Contributing a Multiprocess Memory Profiler

In this post I wanted to catalog the process of an open source contribution I was a part of, which added a feature to the memory profiler Python library by Fabian Pedregosa and Philippe Gervais. It’s a quick story to tell but took over a year to complete, and I learned a lot from the process. I hope that the story is revealing, particularly to first time contributors and shows that even folks that have been doing this for a long time still have to find ways to positively approach collaboration in an open source environment. I also think it’s a fairly standard example of how contributions work in practice and perhaps this story will help us all think about how to better approach the pull request process.

The bottom line is that a feature that was relatively quick to prototype took a long time to get included into the main code, even though there was a lot of interest. The hangup involved all the normal excuses (too busy, worried the code wasn’t good enough, etc.) but in the end it was effective, clear, and positive communication that finally made things come together. Here’s how it went down in timeline form:

So let me break down what happened here and do a bit of a post-mortem. First, I had a problem that I wanted to solve with an existing, popular, and well-used codebase (namely track the memory usage of child processes independently to the main process). I thought there must be a way to do this, and while there was a solution to a variant of my problem, there was no direct solution.

Next, I decided to fix the problem and start a conversation. I was able to (relatively quickly) create a concept that solved my problem. In fact, it worked so well that I used that solution for a little under a year. I thought that by maintaining my solution in my fork, other folks were able to leverage it.

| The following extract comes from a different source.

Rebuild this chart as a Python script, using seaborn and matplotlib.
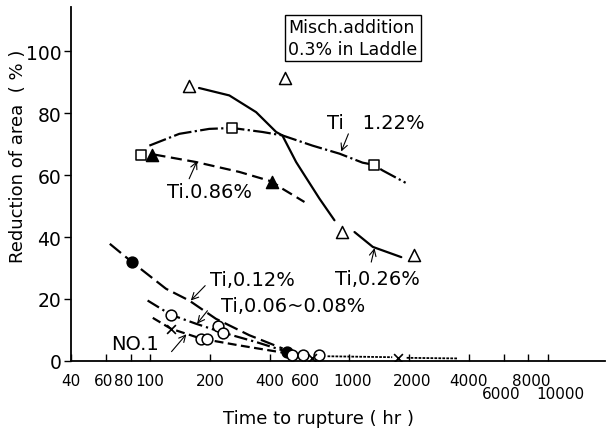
import matplotlib
matplotlib.use("Agg")
import matplotlib.pyplot as plt
import matplotlib.transforms as mtransforms
import seaborn as sns

# ---- measured points (time to rupture in hr, reduction of area in %) ----
# Ti 1.22 %  (open squares, dash-dot curve)
ti122_pts_x = [90, 258, 1330]
ti122_pts_y = [66.6, 75.2, 63.3]
ti122_curve_x = [99, 140, 198, 258, 367, 462, 655, 896, 1170, 1330, 1475, 1927]
ti122_curve_y = [69.5, 73.3, 74.9, 75.2, 73.9, 72.8, 69.5, 66.9, 64.0, 63.3, 61.5, 57.5]

# Ti 0.86 %  (filled triangles, dashed curve)
ti086_pts_x = [102, 410]
ti086_pts_y = [66.6, 57.9]
ti086_curve_x = [105, 170, 281, 410, 462, 597]
ti086_curve_y = [66.6, 64.2, 61.0, 57.9, 55.6, 51.3]

# Ti 0.26 %  (open triangles, solid curve in two pieces)
ti026_pts_x = [156, 479, 925, 2113]
ti026_pts_y = [88.7, 91.3, 41.6, 34.1]
ti026_curve1_x = [176, 250, 341, 430, 462, 542, 583, 710, 845]
ti026_curve1_y = [88.1, 85.7, 80.3, 73.9, 72.8, 64.2, 61.0, 52.4, 45.4]
ti026_curve2_x = [1066, 1318, 1833]
ti026_curve2_y = [41.6, 36.8, 33.5]

# Ti 0.12 %  (filled circles, long-dash curve)
ti012_pts_x = [81, 486]
ti012_pts_y = [31.9, 2.9]
ti012_curve_x = [62.6, 81, 120, 157, 214, 315, 464]
ti012_curve_y = [37.8, 31.9, 23.3, 19.5, 13.6, 8.3, 4.0]

# Ti 0.06~0.08 %  (open circles, dash-dot curve)
ti006_pts_x = [127, 180, 192, 218, 233, 519, 590, 710]
ti006_pts_y = [14.9, 7.2, 7.2, 11.3, 9.1, 2.0, 2.0, 1.8]
ti006_curve_x = [97, 127, 170, 233, 341, 464]
ti006_curve_y = [19.5, 14.9, 12.0, 9.1, 6.1, 3.4]

# NO.1  (crosses, dashed curve with a fine tail)
no1_pts_x = [127, 655, 1755]
no1_pts_y = [10.4, 1.0, 1.0]
no1_curve_x = [103, 127, 180, 281, 464]
no1_curve_y = [13.9, 10.4, 7.2, 5.0, 2.7]
no1_tail1_x = [780, 1650]
no1_tail1_y = [1.5, 1.2]
no1_tail2_x = [1950, 3520]
no1_tail2_y = [1.0, 0.8]

x_ticks = [40, 60, 80, 100, 200, 400, 600, 1000, 2000, 4000, 6000, 8000, 10000]
x_tick_labels = ["40", "60", "80", "100", "200", "400", "600", "1000", "2000",
                 "4000", "6000", "8000", "10000"]
y_ticks = [0, 20, 40, 60, 80, 100]

sns.set_theme(style="ticks")
K = "black"
plt.rcParams.update({
    "font.family": ["DejaVu Sans"],
    "text.color": K,
    "axes.labelcolor": K,
    "xtick.color": K,
    "ytick.color": K,
})

fig = plt.figure(figsize=(6.08, 4.35), dpi=100)
ax = fig.add_axes([0.117, 0.168, 0.878, 0.814])
ax.set_xscale("log")

LW = 1.6


def curve(x, y, ls, lw=LW):
    sns.lineplot(x=x, y=y, ax=ax, color=K, linewidth=lw, linestyle=ls,
                 estimator=None, sort=False)


curve(ti122_curve_x, ti122_curve_y, (0, (8, 1.5, 1, 1.5)))
curve(ti086_curve_x, ti086_curve_y, (0, (5, 2.5)))
curve(ti026_curve1_x, ti026_curve1_y, "-")
curve(ti026_curve2_x, ti026_curve2_y, "-")
curve(ti012_curve_x, ti012_curve_y, (0, (6.5, 2.5)))
curve(ti006_curve_x, ti006_curve_y, (0, (6, 1.8, 1, 1.8)))
curve(no1_curve_x, no1_curve_y, (0, (4, 2)))
curve(no1_tail1_x, no1_tail1_y, (0, (1.5, 0.7)), lw=1.3)
curve(no1_tail2_x, no1_tail2_y, (0, (1.5, 0.7)), lw=1.3)


def marks(x, y, marker, face, size):
    sns.scatterplot(x=x, y=y, ax=ax, marker=marker, s=size, color=face,
                    edgecolor=K, linewidth=1.1, zorder=5)


marks(ti122_pts_x, ti122_pts_y, "s", "white", 55)
marks(ti086_pts_x, ti086_pts_y, "^", K, 75)
marks(ti026_pts_x, ti026_pts_y, "^", "white", 75)
marks(ti012_pts_x, ti012_pts_y, "o", K, 60)
marks(ti006_pts_x, ti006_pts_y, "o", "white", 60)
sns.scatterplot(x=no1_pts_x, y=no1_pts_y, ax=ax, marker="x", s=40, color=K,
                linewidth=1.2, zorder=5)

# ---- curve labels with small pointer arrows ----
arrow = dict(arrowstyle="->", color=K, lw=0.8, shrinkA=0, shrinkB=0)
lab = dict(fontsize=14, color=K, ha="center", va="center")
ax.text(198, 54.6, "Ti.0.86%", **lab)
ax.annotate("", xy=(172, 64.5), xytext=(157, 58.8), arrowprops=arrow)
ax.text(1360, 77.0, "Ti   1.22%", **lab)
ax.annotate("", xy=(914, 67.6), xytext=(993, 73.3), arrowprops=arrow)
ax.text(1393, 26.5, "Ti,0.26%", **lab)
ax.annotate("", xy=(1344, 36.4), xytext=(1294, 31.9), arrowprops=arrow)
ax.text(327, 26.2, "Ti,0.12%", **lab)
ax.annotate("", xy=(160, 19.5), xytext=(189, 24.3), arrowprops=arrow)
ax.text(525, 17.8, "Ti,0.06~0.08%", **lab)
ax.annotate("", xy=(172, 12.0), xytext=(194, 16.2), arrowprops=arrow)
ax.text(84, 5.6, "NO.1", **lab)
ax.annotate("", xy=(152, 8.6), xytext=(128, 3.0), arrowprops=arrow)

ax.text(495, 104.3, "Misch.addition\n0.3% in Laddle", fontsize=12.5,
        ha="left", va="center", linespacing=1.25,
        bbox=dict(boxstyle="square,pad=0.2", facecolor="white",
                  edgecolor=K, linewidth=1.0))

# ---- axes ----
ax.set_xlim(40, 19400)
ax.set_ylim(0, 114.3)
ax.set_xticks(x_ticks)
ax.set_xticklabels(x_tick_labels, fontsize=11)
ax.xaxis.set_minor_locator(matplotlib.ticker.NullLocator())
ax.set_yticks(y_ticks)
ax.set_yticklabels([str(v) for v in y_ticks], fontsize=13.5)
ax.tick_params(axis="x", direction="in", length=5, width=1.0, pad=9)
ax.tick_params(axis="y", direction="out", length=5, width=1.0, pad=2)

# nudge crowded tick labels; 6000 and 10000 sit on a second, lower row
label_shift = {"60": (-3, 0), "80": (-7, 0), "1000": (4, 0), "2000": (3, 0),
               "8000": (3, 0), "6000": (-2, -13), "10000": (13, -13)}
for lbl in ax.get_xticklabels():
    dx, dy = label_shift.get(lbl.get_text(), (0, 0))
    if dx or dy:
        lbl.set_transform(mtransforms.offset_copy(
            lbl.get_transform(), fig=fig, x=dx, y=dy, units="dots"))

sns.despine(ax=ax)
for s in ("left", "bottom"):
    ax.spines[s].set_color(K)
    ax.spines[s].set_linewidth(1.3)

ax.set_xlabel("Time to rupture ( hr )", fontsize=13)
ax.xaxis.set_label_coords(0.464, -0.135)
ax.set_ylabel("Reduction of area  ( % )", fontsize=13)
ax.yaxis.set_label_coords(-0.082, 0.582)

fig.savefig("out.png", dpi=100)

However, there was a problem: I wasn’t able to contribute back to the main library. So let’s look at what held me back:

  1. The changes to the primary module were modest but the changes to the implementation were drastic
  2. Fear that I had broken something unrelated since there weren’t a lot of tests
  3. Style clash: how I write code is different from how this module is constructed.
  4. It was easier for me to write my proof of concept outside the original module

Specifically, I was able to make the modifications to memory_profiler.py (the library for the code base) by adding a function and modifying the control flow of the primary entry point. This felt relatively safe and non-invasive. However, modifying the command-line script, mprof required a lot more work. It was simpler and faster for me to write my own command line script, mpmprof rather than modify the original version.

Frankly, if you compare mprof and mpmprof I think it’s pretty obvious that there are two drastically different coding styles at work here. I use the argparse library, have things structured functionally rather than with if/else control syntax, have a different docstring implementation, more intermediate functions, use regular expressions for parsing, and have a bit more exception handling (just to name a few notable differences). However, I also did not have a complete implementation from the other code, nor did I completely understand all the problems the original code was trying to solve.

I thought I faced a problem about whether I should update the code to use argparse and “more modern” syntax (there was even an related pull request) or to potentially introduce breaking changes by trying to stay as close to the original as possible. I even considered forking the project and creating my own, potentially more easily maintained-by-me version. I worried that I was being a jerk by overhauling the code, or not contributing “the right way”. But really the problem was that I wasn’t engaging the authors of the library in a meaningful discussion.

So what would I do next time to solve the problem? Open a pull request as soon as possible.

Maybe I thought Fabian would go checkout my fork or maybe I let the list of barriers hold me back, but whatever the case not submitting a PR meant that I couldn’t engage the authors in a discussion about my contribution. I had heard the PR ASAP advice before, but it hasn’t been until recently that I have fully understood what GitHub and the code review tools allow you to do. Contribution is collaboration and the PR workflow helps you get there!

I haven’t fully implemented all of my changes to the code base (again, for the reasons outlined above) but now, if you run:

$ pip install -U memory_profiler
$ mprof run -M python examples/multiprocessing_example.py
$ mprof plot

You’ll get a figure that looks something similar to:

Memory Profiler Multiprocessing Example

This is great news for an oft-requested feature of a library that is well used and well maintained. For reference, if you’d like to see an example of my proof of concept, you can check out my fork, or see my version of the mprof script on Gist. However, you don’t have to worry about that gist, and can instead simply pip install memory_profiler to get access to this feature!